Exercise instructions: Return the count of lines with the string "this" in them, and nothing else.

########

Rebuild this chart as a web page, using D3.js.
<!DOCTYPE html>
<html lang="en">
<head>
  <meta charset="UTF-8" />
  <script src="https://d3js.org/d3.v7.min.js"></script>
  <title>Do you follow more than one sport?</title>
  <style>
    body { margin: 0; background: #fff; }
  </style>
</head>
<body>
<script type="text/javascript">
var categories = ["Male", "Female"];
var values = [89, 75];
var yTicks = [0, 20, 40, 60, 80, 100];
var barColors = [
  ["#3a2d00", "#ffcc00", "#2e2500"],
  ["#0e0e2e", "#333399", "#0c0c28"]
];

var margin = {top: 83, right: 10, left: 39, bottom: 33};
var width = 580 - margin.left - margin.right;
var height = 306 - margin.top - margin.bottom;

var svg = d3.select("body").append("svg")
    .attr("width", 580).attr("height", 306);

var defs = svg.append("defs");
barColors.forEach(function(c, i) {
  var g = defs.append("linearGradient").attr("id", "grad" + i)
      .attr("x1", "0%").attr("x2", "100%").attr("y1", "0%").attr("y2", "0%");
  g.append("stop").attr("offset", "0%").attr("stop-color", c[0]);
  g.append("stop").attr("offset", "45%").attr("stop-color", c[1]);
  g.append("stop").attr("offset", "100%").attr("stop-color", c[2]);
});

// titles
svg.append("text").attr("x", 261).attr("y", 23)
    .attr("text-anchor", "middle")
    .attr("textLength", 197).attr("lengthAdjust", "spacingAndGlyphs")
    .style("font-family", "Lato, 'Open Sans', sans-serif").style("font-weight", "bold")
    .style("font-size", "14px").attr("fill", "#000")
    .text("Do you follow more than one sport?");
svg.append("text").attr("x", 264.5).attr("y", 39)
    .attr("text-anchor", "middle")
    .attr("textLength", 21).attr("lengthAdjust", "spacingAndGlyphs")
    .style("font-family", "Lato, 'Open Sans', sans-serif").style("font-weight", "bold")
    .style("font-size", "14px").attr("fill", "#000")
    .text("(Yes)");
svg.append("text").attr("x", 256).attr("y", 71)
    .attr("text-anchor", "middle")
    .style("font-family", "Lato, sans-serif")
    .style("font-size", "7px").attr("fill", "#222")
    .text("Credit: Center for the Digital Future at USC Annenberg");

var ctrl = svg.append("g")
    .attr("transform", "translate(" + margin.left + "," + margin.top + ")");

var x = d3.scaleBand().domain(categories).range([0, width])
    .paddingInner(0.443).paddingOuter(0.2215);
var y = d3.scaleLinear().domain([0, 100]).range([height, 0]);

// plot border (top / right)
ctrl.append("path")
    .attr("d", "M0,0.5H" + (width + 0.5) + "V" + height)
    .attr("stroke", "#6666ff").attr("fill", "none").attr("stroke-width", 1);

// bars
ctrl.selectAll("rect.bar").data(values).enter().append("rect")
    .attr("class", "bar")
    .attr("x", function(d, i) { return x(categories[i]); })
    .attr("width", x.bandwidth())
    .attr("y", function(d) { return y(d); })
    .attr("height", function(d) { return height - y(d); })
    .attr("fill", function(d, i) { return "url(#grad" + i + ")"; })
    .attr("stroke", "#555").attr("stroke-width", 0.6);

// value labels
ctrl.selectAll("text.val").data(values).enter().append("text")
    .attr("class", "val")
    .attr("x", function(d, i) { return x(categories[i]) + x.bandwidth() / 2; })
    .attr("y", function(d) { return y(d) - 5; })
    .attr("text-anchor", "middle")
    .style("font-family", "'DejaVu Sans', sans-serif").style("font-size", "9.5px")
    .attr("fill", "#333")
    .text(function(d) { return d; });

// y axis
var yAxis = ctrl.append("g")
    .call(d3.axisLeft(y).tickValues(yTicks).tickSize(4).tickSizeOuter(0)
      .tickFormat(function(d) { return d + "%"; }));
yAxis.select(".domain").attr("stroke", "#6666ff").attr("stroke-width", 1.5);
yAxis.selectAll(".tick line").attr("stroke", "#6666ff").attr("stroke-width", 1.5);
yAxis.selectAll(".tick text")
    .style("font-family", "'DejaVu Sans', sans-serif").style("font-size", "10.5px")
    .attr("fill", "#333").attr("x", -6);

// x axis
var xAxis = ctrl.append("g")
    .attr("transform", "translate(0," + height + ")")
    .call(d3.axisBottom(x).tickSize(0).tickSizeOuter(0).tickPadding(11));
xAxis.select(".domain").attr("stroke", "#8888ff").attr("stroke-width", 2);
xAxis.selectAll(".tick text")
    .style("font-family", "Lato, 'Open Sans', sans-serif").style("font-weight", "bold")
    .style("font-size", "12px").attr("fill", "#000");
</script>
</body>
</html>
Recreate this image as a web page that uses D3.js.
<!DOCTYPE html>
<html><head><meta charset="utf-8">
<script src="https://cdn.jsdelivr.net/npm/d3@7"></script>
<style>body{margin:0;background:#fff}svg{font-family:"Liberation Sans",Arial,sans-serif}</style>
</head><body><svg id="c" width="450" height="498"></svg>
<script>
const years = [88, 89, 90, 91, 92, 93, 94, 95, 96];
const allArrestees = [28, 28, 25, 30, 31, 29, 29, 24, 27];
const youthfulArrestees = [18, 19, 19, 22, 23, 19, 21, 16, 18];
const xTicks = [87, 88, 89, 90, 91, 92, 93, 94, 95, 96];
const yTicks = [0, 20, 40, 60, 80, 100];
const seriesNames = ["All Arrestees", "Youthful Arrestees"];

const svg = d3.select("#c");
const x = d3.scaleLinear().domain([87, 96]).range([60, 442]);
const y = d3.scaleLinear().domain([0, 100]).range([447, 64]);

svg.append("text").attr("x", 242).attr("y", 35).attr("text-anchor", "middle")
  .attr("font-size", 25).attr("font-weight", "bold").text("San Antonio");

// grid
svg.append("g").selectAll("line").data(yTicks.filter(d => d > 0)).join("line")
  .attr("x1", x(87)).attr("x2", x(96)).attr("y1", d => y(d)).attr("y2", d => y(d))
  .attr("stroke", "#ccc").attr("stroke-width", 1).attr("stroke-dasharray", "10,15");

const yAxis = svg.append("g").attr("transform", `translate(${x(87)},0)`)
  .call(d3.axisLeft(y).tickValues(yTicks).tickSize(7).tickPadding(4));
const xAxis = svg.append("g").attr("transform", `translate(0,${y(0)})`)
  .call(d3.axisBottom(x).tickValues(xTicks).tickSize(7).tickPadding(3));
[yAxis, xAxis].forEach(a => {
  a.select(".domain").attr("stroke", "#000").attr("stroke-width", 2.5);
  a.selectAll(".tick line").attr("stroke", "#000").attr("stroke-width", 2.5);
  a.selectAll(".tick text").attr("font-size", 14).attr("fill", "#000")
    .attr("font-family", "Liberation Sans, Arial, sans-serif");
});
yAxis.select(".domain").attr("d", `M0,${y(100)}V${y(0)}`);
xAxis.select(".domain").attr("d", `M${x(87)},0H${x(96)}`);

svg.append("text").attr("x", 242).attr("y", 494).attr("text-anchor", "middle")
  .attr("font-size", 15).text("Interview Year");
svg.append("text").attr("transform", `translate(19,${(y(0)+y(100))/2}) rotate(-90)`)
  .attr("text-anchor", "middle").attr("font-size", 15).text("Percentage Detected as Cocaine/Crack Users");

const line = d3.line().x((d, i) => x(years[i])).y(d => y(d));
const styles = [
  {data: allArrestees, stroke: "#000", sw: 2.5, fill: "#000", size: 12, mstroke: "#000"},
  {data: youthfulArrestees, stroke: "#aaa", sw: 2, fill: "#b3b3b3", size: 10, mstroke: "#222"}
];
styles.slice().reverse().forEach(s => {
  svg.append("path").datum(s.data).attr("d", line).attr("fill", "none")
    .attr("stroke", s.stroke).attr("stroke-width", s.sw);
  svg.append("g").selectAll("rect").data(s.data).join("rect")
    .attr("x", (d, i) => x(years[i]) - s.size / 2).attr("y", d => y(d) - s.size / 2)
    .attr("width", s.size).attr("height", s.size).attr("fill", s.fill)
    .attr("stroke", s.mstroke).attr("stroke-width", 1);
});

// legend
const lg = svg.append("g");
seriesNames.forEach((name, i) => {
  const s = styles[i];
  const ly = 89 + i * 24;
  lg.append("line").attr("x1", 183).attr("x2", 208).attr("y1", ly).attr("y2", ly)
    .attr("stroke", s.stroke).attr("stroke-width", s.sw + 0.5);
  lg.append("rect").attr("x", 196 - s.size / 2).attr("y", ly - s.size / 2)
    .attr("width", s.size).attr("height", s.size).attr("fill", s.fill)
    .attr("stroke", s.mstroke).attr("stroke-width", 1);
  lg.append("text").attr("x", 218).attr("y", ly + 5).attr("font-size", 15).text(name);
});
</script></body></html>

########

Solution: 2